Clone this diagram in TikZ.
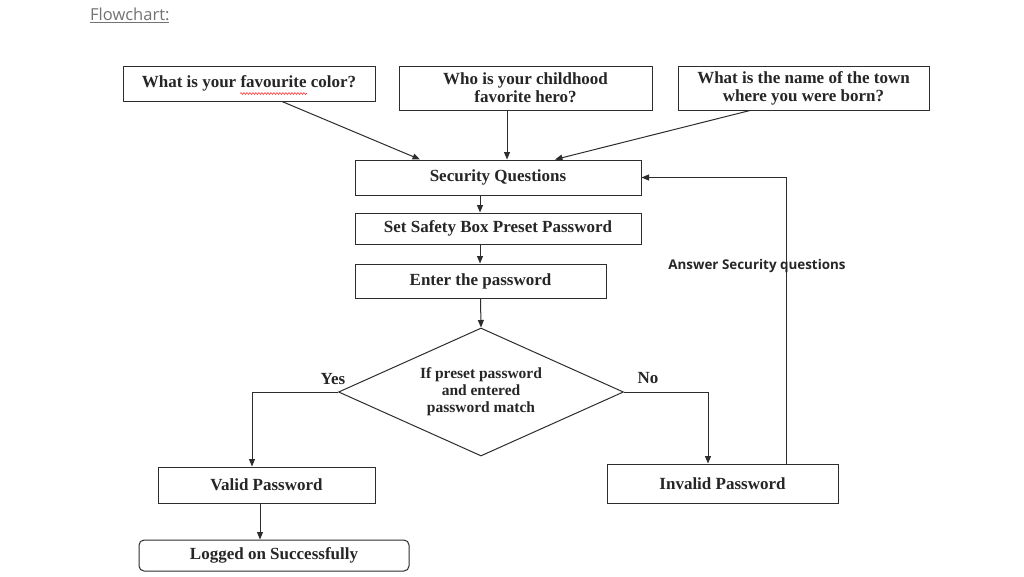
\documentclass[tikz,border=0pt]{standalone}
\usepackage{fontspec}
\setmainfont{Liberation Serif}
\newfontfamily\notefont{Open Sans}
\usetikzlibrary{shapes.geometric,arrows.meta,decorations.pathmorphing}
\definecolor{ink}{RGB}{45,45,45}
\definecolor{capgray}{RGB}{115,115,115}
\tikzset{
  stepbox/.style={rectangle,draw=ink,line width=1pt,inner sep=0pt,align=center,
    text=black!85,font=\fontsize{17}{18}\selectfont\bfseries},
  endbox/.style={stepbox,rounded corners=5pt},
  decbox/.style={diamond,aspect=2.23,draw=ink,line width=1pt,inner sep=0pt,align=center,
    minimum width=285pt,minimum height=128pt,text=black!85,
    font=\fontsize{15.5}{17}\selectfont\bfseries},
  flow/.style={draw=ink,line width=1pt,-{Triangle[length=7.5pt,width=6pt]}},
  spell/.style={draw=red!80,line width=0.6pt,decorate,
    decoration={snake,amplitude=0.9pt,segment length=3pt}},
  branch/.style={font=\fontsize{17}{18}\selectfont\bfseries,text=black!85,inner sep=0pt},
  note/.style={font=\notefont\fontsize{13.4}{15}\selectfont\bfseries,text=black!85,inner sep=0pt}
}

\begin{document}
\begin{tikzpicture}[x=1pt,y=-1pt]
  \useasboundingbox[fill=white] (0,0) rectangle (1024,576);

  \node[font=\notefont\fontsize{16.5}{18}\selectfont,text=capgray,anchor=west,inner sep=0pt] (title) at (90,15) {\underline{Flowchart:}};

  % question boxes
  \node[stepbox,minimum width=252pt,minimum height=35pt] (q1) at (249,83.5) {What is your favourite color?};
  \node[stepbox,minimum width=253pt,minimum height=44pt] (q2) at (525.5,88) {Who is your childhood\\favorite hero?};
  \node[stepbox,minimum width=251pt,minimum height=44pt] (q3) at (803.5,88) {What is the name of the town\\where you were born?};
  \draw[spell] (240,93.5) -- (307,93.5);

  % main column
  \node[stepbox,minimum width=286pt,minimum height=35pt] (secq) at (498,177.5) {Security Questions};
  \node[stepbox,minimum width=286pt,minimum height=31pt] (setpw) at (498,228.5) {Set Safety Box Preset Password};
  \node[stepbox,minimum width=251pt,minimum height=34pt] (enter) at (480.5,281) {Enter the password};
  \node[decbox] (check) at (481,392) {If preset password\\and entered\\password match};
  \node[stepbox,minimum width=217pt,minimum height=36pt] (valid) at (266.5,485) {Valid Password};
  \node[stepbox,minimum width=231pt,minimum height=39pt] (invalid) at (722.5,483.5) {Invalid Password};
  \node[endbox,minimum width=270pt,minimum height=31pt] (logged) at (274,555.5) {Logged on Successfully};

  % connectors
  \draw[flow] ([xshift=33pt]q1.south) -- ([xshift=-78pt]secq.north);
  \draw[flow] ([xshift=9pt]secq.north |- q2.south) -- ([xshift=9pt]secq.north);
  \draw[flow] ([xshift=-53.5pt]q3.south) -- ([xshift=57pt]secq.north);
  \draw[flow] ([xshift=-18pt]secq.south) -- ([xshift=-18pt]setpw.north);
  \draw[flow] ([xshift=-18pt]setpw.south) -- ([xshift=-18pt]setpw.south |- enter.north);
  \draw[flow] (enter.south) -- (check.north);
  \draw[flow] (check.west) -| ([xshift=-14.5pt]valid.north);
  \draw[flow] (check.east) -| ([xshift=-14.5pt]invalid.north);
  \draw[flow] ([xshift=63.5pt]invalid.north) |- (secq.east);
  \draw[flow] ([xshift=-6.5pt]valid.south) -- ([xshift=-6.5pt]valid.south |- logged.north);

  \node[branch] (yes) at (333,379) {Yes};
  \node[branch] (no) at (648,378) {No};
  \node[note] (answer) at (757,266) {Answer Security questions};
\end{tikzpicture}
\end{document}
▬▬▬
Repeat the listing above up to and including the line with "sep=0pt] (title) at", starting from its first line. Drop any pictures.

Clone this diagram in TikZ.
\documentclass[tikz,border=0pt]{standalone}
\usepackage{fontspec}
\setmainfont{Liberation Serif}
\newfontfamily\notefont{Open Sans}
\usetikzlibrary{shapes.geometric,arrows.meta,decorations.pathmorphing}
\definecolor{ink}{RGB}{45,45,45}
\definecolor{capgray}{RGB}{115,115,115}
\tikzset{
  stepbox/.style={rectangle,draw=ink,line width=1pt,inner sep=0pt,align=center,
    text=black!85,font=\fontsize{17}{18}\selectfont\bfseries},
  endbox/.style={stepbox,rounded corners=5pt},
  decbox/.style={diamond,aspect=2.23,draw=ink,line width=1pt,inner sep=0pt,align=center,
    minimum width=285pt,minimum height=128pt,text=black!85,
    font=\fontsize{15.5}{17}\selectfont\bfseries},
  flow/.style={draw=ink,line width=1pt,-{Triangle[length=7.5pt,width=6pt]}},
  spell/.style={draw=red!80,line width=0.6pt,decorate,
    decoration={snake,amplitude=0.9pt,segment length=3pt}},
  branch/.style={font=\fontsize{17}{18}\selectfont\bfseries,text=black!85,inner sep=0pt},
  note/.style={font=\notefont\fontsize{13.4}{15}\selectfont\bfseries,text=black!85,inner sep=0pt}
}

\begin{document}
\begin{tikzpicture}[x=1pt,y=-1pt]
  \useasboundingbox[fill=white] (0,0) rectangle (1024,576);

  \node[font=\notefont\fontsize{16.5}{18}\selectfont,text=capgray,anchor=west,inner sep=0pt] (title) at (90,15) {\underline{Flowchart:}};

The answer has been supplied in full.